The metallic strips of the antenna do not lie in one plane, but rather are adapted to the shape of the housing such that the available space is optimally utilized and the design and calibration of the antenna can be realized in a highly flexible fashion.

The transponder IC 7 is arranged about centrally in the upper housing side 3, wherein the antenna 5 is supplied via a coupling loop 6 that is connected to the IC 7.

FIGS. 3, 4 show a variation of the transponder unit, in which identical elements are identified by the same reference symbols as in the above-described embodiment.

FIG. 3 shows a transponder unit 1 with a lower housing part 2 and an upper housing part 3. The upper housing part features installation aids 8 in the form of bores and/or slots that simplify the attachment of the transponder to arbitrary objects.

FIG. 4 shows a perspective representation of the lower housing part 2 of the transponder unit 1. In this case, a web 11 with several spacer elements 12 is arranged on the lower housing part by means of a so-called casting method.

A metallic strip applied on the web 11 forms an antenna 5. The lower housing part 2 features a grid-like grounding surface 4 that, however, could also be realized in the form of a planar surface.

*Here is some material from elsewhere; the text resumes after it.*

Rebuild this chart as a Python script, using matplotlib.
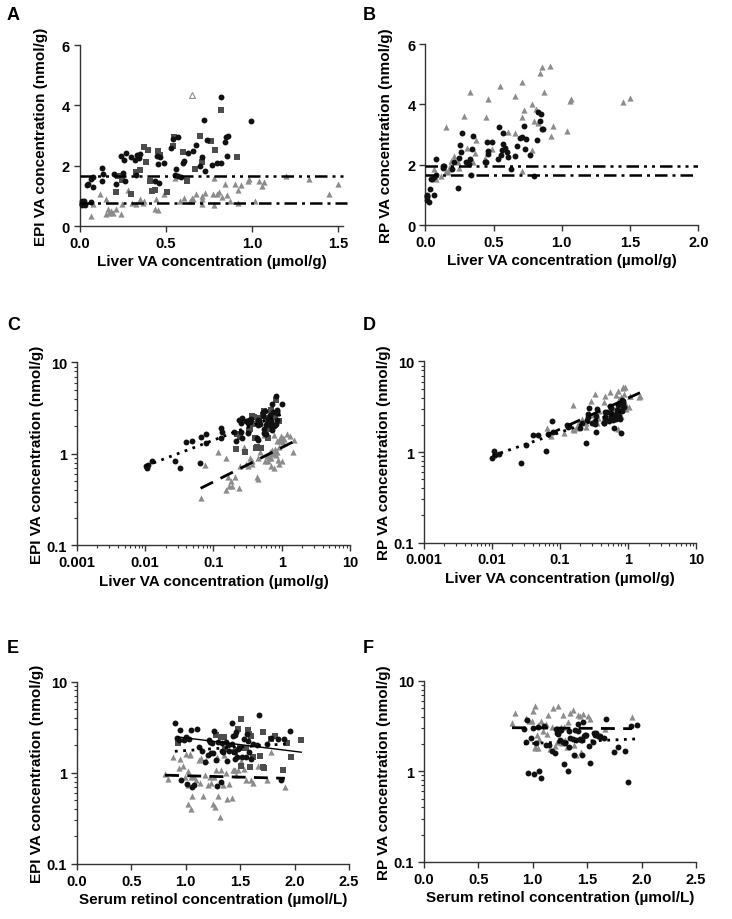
import numpy as np
import matplotlib
matplotlib.use('Agg')
import matplotlib.pyplot as plt
from matplotlib.ticker import FuncFormatter, LogLocator, NullFormatter

plt.rcParams['font.family'] = ['Liberation Sans', 'DejaVu Sans']
plt.rcParams['font.weight'] = 'bold'
plt.rcParams['axes.labelweight'] = 'bold'

nan = np.nan

# circles: liver VA (umol/g), EPI VA (nmol/g), RP VA (nmol/g), serum retinol (umol/L)
circ_liver = [0.0102, 0.0107, 0.011, 0.0125, 0.027, 0.032, 0.040, 0.048, 0.063, 0.066, 0.077, 0.079,
              0.128, 0.13, 0.134, 0.198, 0.212, 0.24, 0.25, 0.256, 0.26, 0.266, 0.298, 0.322, 0.325,
              0.334, 0.342, 0.35, 0.438, 0.448, 0.453, 0.458, 0.463, 0.488, 0.53, 0.542, 0.554, 0.56,
              0.569, 0.57, 0.586, 0.598, 0.603, 0.63, 0.657, 0.672, 0.696, 0.708, 0.72, 0.728, 0.74,
              0.769, 0.794, 0.818, 0.822, 0.843, 0.847, 0.855, 0.862, 0.996]
circ_epi = [0.73, 0.70, 0.76, 0.84, 0.84, 0.71, 1.35, 1.40, 0.79, 1.55, 1.64, 1.31,
            1.94, 1.50, 1.72, 1.72, 1.39, 2.34, 1.75, 2.20, 1.50, 2.44, 2.30, 2.19, 1.70,
            2.36, 2.25, 2.40, 1.50, 2.33, 2.06, 1.43, 2.28, 2.11, 2.60, 2.88, 1.70, 1.89,
            2.94, 1.67, 1.64, 2.08, 2.17, 2.42, 2.50, 2.69, 2.00, 2.30, 3.52, 1.83, 2.85,
            2.02, 2.08, 2.11, 4.27, 2.80, 2.94, 2.33, 3.00, 3.49]
circ_rp = [0.85, 1.02, 0.93, 0.96, 0.76, 1.19, 1.53, 1.53, 1.02, 1.60, 2.20, 1.67,
           1.97, 1.90, 1.95, 1.86, 2.10, 1.25, 2.24, 2.66, 2.44, 3.04, 2.11, 2.04, 2.19,
           1.66, 2.52, 2.96, 2.10, 2.08, 2.76, 2.46, 2.35, 2.76, 2.20, 3.26, 2.33, 2.50,
           3.05, 2.68, 2.57, 2.44, 2.27, 1.86, 2.30, 2.63, 2.88, 2.91, 3.29, 2.52, 2.85,
           2.33, 1.64, 2.82, 3.76, 3.46, 3.68, 3.18, 3.18, nan]
circ_serum = [1.08, 1.06, 1.01, 0.96, 1.87, 1.29, 1.38, 1.45, 1.32, 1.20, 1.25, 1.18,
              1.12, 1.52, 1.15, 1.33, 1.28, 1.53, 1.40, 1.22, 1.47, 1.00, 0.94, 1.30, 1.44,
              1.85, 1.57, 0.92, 1.55, 1.03, 1.42, 1.60, 0.98, 1.24, 1.45, 1.96, 1.34, 1.49,
              1.05, 1.58, 1.23, 1.62, 1.37, 1.78, 1.43, 1.56, 1.39, 1.21, 1.42, 1.48, 1.26,
              1.65, 1.75, 1.33, 1.67, 1.46, 0.95, 1.90, 1.10, 0.90]

# squares (EPI only)
sq_liver = [0.211, 0.221, 0.244, 0.295, 0.328, 0.347, 0.372, 0.386, 0.395, 0.405, 0.419, 0.438, 0.453,
            0.467, 0.506, 0.54, 0.547, 0.60, 0.624, 0.667, 0.70, 0.709, 0.76, 0.787, 0.818, 0.915]
sq_epi = [1.14, 1.67, 1.52, 1.06, 1.81, 1.86, 2.61, 2.14, 2.54, 1.50, 1.17, 1.19, 2.49,
          2.35, 1.15, 2.66, 2.94, 2.46, 1.50, 1.89, 2.99, 2.13, 2.81, 2.53, 3.85, 2.28]
sq_serum = [1.72, 1.45, 1.68, 1.89, 1.36, 1.55, 1.28, 0.93, 1.60, 1.62, 1.59, 1.51, 1.35,
            1.78, 1.71, 1.58, 1.57, 1.32, 1.97, 1.50, 1.48, 1.93, 1.71, 1.82, 1.51, 2.06]

# triangles
tri_liver = [0.065, 0.075, 0.116, 0.153, 0.155, 0.163, 0.172, 0.182, 0.19, 0.208,
             0.24, 0.245, 0.281, 0.305, 0.325, 0.347, 0.366, 0.374, 0.434, 0.444,
             0.457, 0.49, 0.55, 0.58, 0.606, 0.638, 0.654, 0.659, 0.676, 0.708,
             0.71, 0.711, 0.725, 0.773, 0.78, 0.781, 0.794, 0.811, 0.823, 0.841,
             0.857, 0.872, 0.90, 0.916, 0.918, 0.935, 0.977, 0.984, 1.017, 1.038,
             1.06, 1.067, 1.20, 1.33, 1.448, 1.497]
tri_epi = [0.33, 0.75, 1.06, 0.90, 0.40, 0.56, 0.45, 0.51, 0.45, 0.56,
           0.42, 0.73, 1.19, 0.78, 0.73, 0.90, 0.78, 0.84, 0.56, 0.90,
           0.53, 1.06, 1.61, 0.84, 0.95, 0.84, 0.95, 0.90, 1.06, 0.90,
           0.73, 1.00, 1.10, 1.06, 1.61, 0.70, 1.06, 1.12, 0.97, 1.39,
           1.04, 0.85, 1.41, 0.78, 1.20, 1.38, 1.50, 1.56, 0.84, 1.50,
           1.34, 1.45, 1.67, 1.56, 1.06, 1.41]
tri_rp = [1.86, 1.52, 1.64, 1.80, 3.27, 1.75, 1.86, 1.97, 2.13, 2.30,
          2.08, 1.91, 3.62, 2.57, 4.42, 2.11, 2.38, 2.82, 2.24, 3.59,
          4.17, 2.52, 4.60, nan, 3.09, nan, 4.29, 3.05, nan, 3.57,
          1.80, 4.75, 3.81, nan, 2.49, 4.01, 3.46, 3.85, 3.40, 5.04,
          5.25, 4.42, nan, 5.26, 2.96, 3.29, nan, nan, nan, 3.12,
          4.12, 4.18, nan, nan, 4.09, 4.21]
tri_serum = [1.31, 1.40, 1.44, 1.05, 1.05, 1.16, 1.02, 1.38, 1.25, 1.06,
             1.27, 1.20, 0.97, 1.13, 1.34, 1.22, 1.62, 1.09, 1.30, 0.99,
             1.42, 1.48, 1.00, 1.55, 1.18, 1.75, 1.46, 1.26, 1.45, 1.08,
             1.02, 1.37, 1.53, 1.28, 1.04, 1.91, 1.32, 0.94, 0.81, 1.19,
             1.02, 0.84, 0.95, 1.23, 1.66, 1.12, 0.88, 1.04, 1.60, 1.29,
             1.51, 1.14, 1.78, 1.35, 1.43, 1.28]

# single open triangle in panel A
open_tri_liver = [0.65]
open_tri_epi = [4.33]

# horizontal reference lines (nmol/g)
epi_cutoffs = [1.65, 0.76]
rp_cutoffs = [1.95, 1.65]

CIRC_COLOR = '#111111'
SQ_COLOR = '#4d4d4d'
TRI_COLOR = '#8c8c8c'
AXIS_COLOR = '#333333'

DASH_DOT_DOT = (0, (5, 2, 1.2, 2, 1.2, 2))
DASH_DOT = (0, (5, 2, 1.2, 2))


def style_axes(ax):
    for side in ['top', 'right']:
        ax.spines[side].set_visible(False)
    for side in ['left', 'bottom']:
        ax.spines[side].set_color(AXIS_COLOR)
        ax.spines[side].set_linewidth(1.0)
    ax.tick_params(which='major', direction='out', length=4, width=1.0, color=AXIS_COLOR,
                   labelsize=10.5, pad=3)
    ax.tick_params(which='minor', direction='out', length=2.5, width=0.8, color=AXIS_COLOR)
    for lab in ax.get_xticklabels() + ax.get_yticklabels():
        lab.set_fontweight('bold')


def log_y(ax):
    ax.set_yscale('log')
    ax.set_ylim(0.1, 10)
    ax.yaxis.set_major_locator(LogLocator(base=10, numticks=5))
    ax.yaxis.set_minor_locator(LogLocator(base=10, subs=np.arange(2, 10), numticks=10))
    ax.yaxis.set_major_formatter(FuncFormatter(lambda v, p: '%g' % v))
    ax.yaxis.set_minor_formatter(NullFormatter())


def log_x(ax):
    ax.set_xscale('log')
    ax.set_xlim(0.001, 10)
    ax.xaxis.set_major_locator(LogLocator(base=10, numticks=6))
    ax.xaxis.set_minor_locator(LogLocator(base=10, subs=np.arange(2, 10), numticks=10))
    ax.xaxis.set_major_formatter(FuncFormatter(lambda v, p: '%g' % v))
    ax.xaxis.set_minor_formatter(NullFormatter())


def scatter_groups(ax, groups):
    for x, y, marker, color, size in groups:
        ax.scatter(x, y, marker=marker, s=size, color=color, linewidths=0, zorder=3, clip_on=False)


def fit_line(ax, x, y, ls, lw, logx):
    x = np.asarray(x, float)
    y = np.asarray(y, float)
    ok = ~np.isnan(x) & ~np.isnan(y)
    x, y = x[ok], y[ok]
    xx = np.log10(x) if logx else x
    a, b = np.polyfit(xx, np.log10(y), 1)
    if logx:
        xs = np.logspace(np.log10(x.min()), np.log10(x.max()), 50)
        ys = 10 ** (a * np.log10(xs) + b)
    else:
        xs = np.linspace(x.min(), x.max(), 50)
        ys = 10 ** (a * xs + b)
    ax.plot(xs, ys, color='black', linestyle=ls, lw=lw, zorder=4)


def labels(fig, ax, ylab, xlab, letter, lx, ly):
    ax.set_ylabel(ylab, fontsize=11, fontweight='bold')
    ax.set_xlabel(xlab, fontsize=11, fontweight='bold')
    ax.yaxis.set_label_coords(-0.12, 0.5)
    ax.xaxis.set_label_coords(0.5, -0.155)
    # panel letter placed in figure pixels
    fig.text(lx / 732, 1 - ly / 920, letter, fontsize=13, fontweight='bold', ha='left', va='top')


def main():
    fig = plt.figure(figsize=(7.32, 9.2), dpi=100)

    ax_a = fig.add_axes([0.109, 0.753, 0.360, 0.197])
    ax_b = fig.add_axes([0.581, 0.754, 0.373, 0.197])
    ax_c = fig.add_axes([0.105, 0.406, 0.373, 0.199])
    ax_d = fig.add_axes([0.579, 0.409, 0.372, 0.197])
    ax_e = fig.add_axes([0.105, 0.060, 0.372, 0.198])
    ax_f = fig.add_axes([0.579, 0.062, 0.372, 0.197])

    epi_groups = [(tri_liver, tri_epi, '^', TRI_COLOR, 20),
                  (sq_liver, sq_epi, 's', SQ_COLOR, 17),
                  (circ_liver, circ_epi, 'o', CIRC_COLOR, 18)]
    rp_groups = [(tri_liver, tri_rp, '^', TRI_COLOR, 20),
                 (circ_liver, circ_rp, 'o', CIRC_COLOR, 18)]

    # A: EPI vs liver, linear
    scatter_groups(ax_a, epi_groups)
    ax_a.scatter(open_tri_liver, open_tri_epi, marker='^', s=18, facecolors='white',
                 edgecolors=TRI_COLOR, linewidths=0.8, zorder=3)
    ax_a.plot([0, 1.55], [epi_cutoffs[0]] * 2, color='black', lw=1.8, linestyle=DASH_DOT_DOT,
              clip_on=False, zorder=4)
    ax_a.plot([0, 1.55], [epi_cutoffs[1]] * 2, color='black', lw=1.8, linestyle=DASH_DOT,
              clip_on=False, zorder=4)
    ax_a.set_xlim(0, 1.53)
    ax_a.set_ylim(0, 6)
    ax_a.set_xticks([0, 0.5, 1.0, 1.5])
    ax_a.set_yticks([0, 2, 4, 6])
    ax_a.xaxis.set_major_formatter(FuncFormatter(lambda v, p: '%.1f' % v))
    labels(fig, ax_a, 'EPI VA concentration (nmol/g)', 'Liver VA concentration (\u00b5mol/g)', 'A', 7, 7)

    # B: RP vs liver, linear
    scatter_groups(ax_b, rp_groups)
    ax_b.plot([0, 2.0], [rp_cutoffs[0]] * 2, color='black', lw=1.8, linestyle=DASH_DOT_DOT, zorder=4)
    ax_b.plot([0, 2.0], [rp_cutoffs[1]] * 2, color='black', lw=1.8, linestyle=DASH_DOT, zorder=4)
    ax_b.set_xlim(0, 2.0)
    ax_b.set_ylim(0, 6)
    ax_b.set_xticks([0, 0.5, 1.0, 1.5, 2.0])
    ax_b.set_yticks([0, 2, 4, 6])
    ax_b.xaxis.set_major_formatter(FuncFormatter(lambda v, p: '%.1f' % v))
    labels(fig, ax_b, 'RP VA concentration (nmol/g)', 'Liver VA concentration (\u00b5mol/g)', 'B', 363, 7)

    # C: EPI vs liver, log-log
    scatter_groups(ax_c, epi_groups)
    fit_line(ax_c, circ_liver, circ_epi, (0, (1, 2)), 2.0, True)
    fit_line(ax_c, tri_liver, tri_epi, (0, (5, 3)), 2.0, True)
    log_x(ax_c)
    log_y(ax_c)
    labels(fig, ax_c, 'EPI VA concentration (nmol/g)', 'Liver VA concentration (\u00b5mol/g)', 'C', 7, 317)

    # D: RP vs liver, log-log
    scatter_groups(ax_d, rp_groups)
    fit_line(ax_d, circ_liver, circ_rp, (0, (1, 2)), 2.0, True)
    fit_line(ax_d, tri_liver, tri_rp, (0, (5, 3)), 2.0, True)
    log_x(ax_d)
    log_y(ax_d)
    labels(fig, ax_d, 'RP VA concentration (nmol/g)', 'Liver VA concentration (\u00b5mol/g)', 'D', 363, 317)

    # E: EPI vs serum retinol
    serum_epi = [(tri_serum, tri_epi, '^', TRI_COLOR, 20),
                 (sq_serum, sq_epi, 's', SQ_COLOR, 17),
                 (circ_serum, circ_epi, 'o', CIRC_COLOR, 18)]
    scatter_groups(ax_e, serum_epi)
    fit_line(ax_e, circ_serum, circ_epi, (0, (1, 2)), 2.0, False)
    fit_line(ax_e, tri_serum, tri_epi, (0, (5, 3)), 2.0, False)
    fit_line(ax_e, sq_serum, sq_epi, '-', 1.0, False)
    ax_e.set_xlim(0, 2.5)
    ax_e.set_xticks([0, 0.5, 1.0, 1.5, 2.0, 2.5])
    ax_e.xaxis.set_major_formatter(FuncFormatter(lambda v, p: '%.1f' % v))
    log_y(ax_e)
    labels(fig, ax_e, 'EPI VA concentration (nmol/g)', 'Serum retinol concentration (\u00b5mol/L)', 'E', 7, 640)

    # F: RP vs serum retinol
    serum_rp = [(tri_serum, tri_rp, '^', TRI_COLOR, 20),
                (circ_serum, circ_rp, 'o', CIRC_COLOR, 18)]
    scatter_groups(ax_f, serum_rp)
    fit_line(ax_f, circ_serum, circ_rp, (0, (1, 2)), 2.0, False)
    fit_line(ax_f, tri_serum, tri_rp, (0, (5, 3)), 2.0, False)
    ax_f.set_xlim(0, 2.5)
    ax_f.set_xticks([0, 0.5, 1.0, 1.5, 2.0, 2.5])
    ax_f.xaxis.set_major_formatter(FuncFormatter(lambda v, p: '%.1f' % v))
    log_y(ax_f)
    labels(fig, ax_f, 'RP VA concentration (nmol/g)', 'Serum retinol concentration (\u00b5mol/L)', 'F', 363, 640)

    for ax in [ax_a, ax_b, ax_c, ax_d, ax_e, ax_f]:
        style_axes(ax)

    fig.savefig('out.png', dpi=100)


if __name__ == '__main__':
    main()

A transponder IC 7 arranged on one of the spacer elements 12 is connected to the antenna 5 and the conductor element 13 on one hand and to the conductor element 14 and the grounding surface 4 on the other hand.

LIST OF REFERENCE SYMBOLS

• 1 Transponder unit
• 2 Lower housing part
• 3 Upper housing part
• 4 Grounding surface, grid-like
• Antenna, metal strips
• 6 Coupling loop
• 7 Transponder IC
• 8 Installation aid
• 9
• 10 Recess In upper housing part, annular
• 11 Web
• 12 Spacer element
• 13 Conductor element, A
• 14 Conductor element, M
• 15

Claims

1. A transponder unit in a hermetically sealed housing that consists of an upper housing part and a lower housing part, wherein

the lower housing part is provided with a grounding surface, and in that an antenna is arranged a certain distance from the grounding surface.

2. The transponder unit according to claim 1, wherein

the grounding surface is realized in a planar fashion.

3. The transponder unit according to claim 1, wherein

the grounding surface is realized in a grid-like fashion.

4. The transponder unit according to claim 1, wherein

the antenna is realized in the form of a metallic strip and arranged in the interior of the upper housing part in accordance with the surface structure.

5. The transponder unit according to claim 1, wherein

the antenna is realized in the form of a metallic strip and arranged on a spaced-apart web on the lower housing part.

6. The transponder unit according to claim 1, wherein

the antenna is realized in a meander-shaped fashion.

7. The transponder unit according to claim 1, wherein

the data stored in the transponder IC can be transmitted to the antenna via a coupling loop, wherein the transponder IC is arranged in the immediate vicinity of the antenna.

8. The transponder unit according to claim 1, wherein

one respective conductor element extends from the antenna to the transponder IC and one conductor element extends from the ground ing surface to the transponder IC.

9. The transponder unit according to claim 1, wherein

the web for the antenna is spaced apart from the lower housing part by means of spacer elements.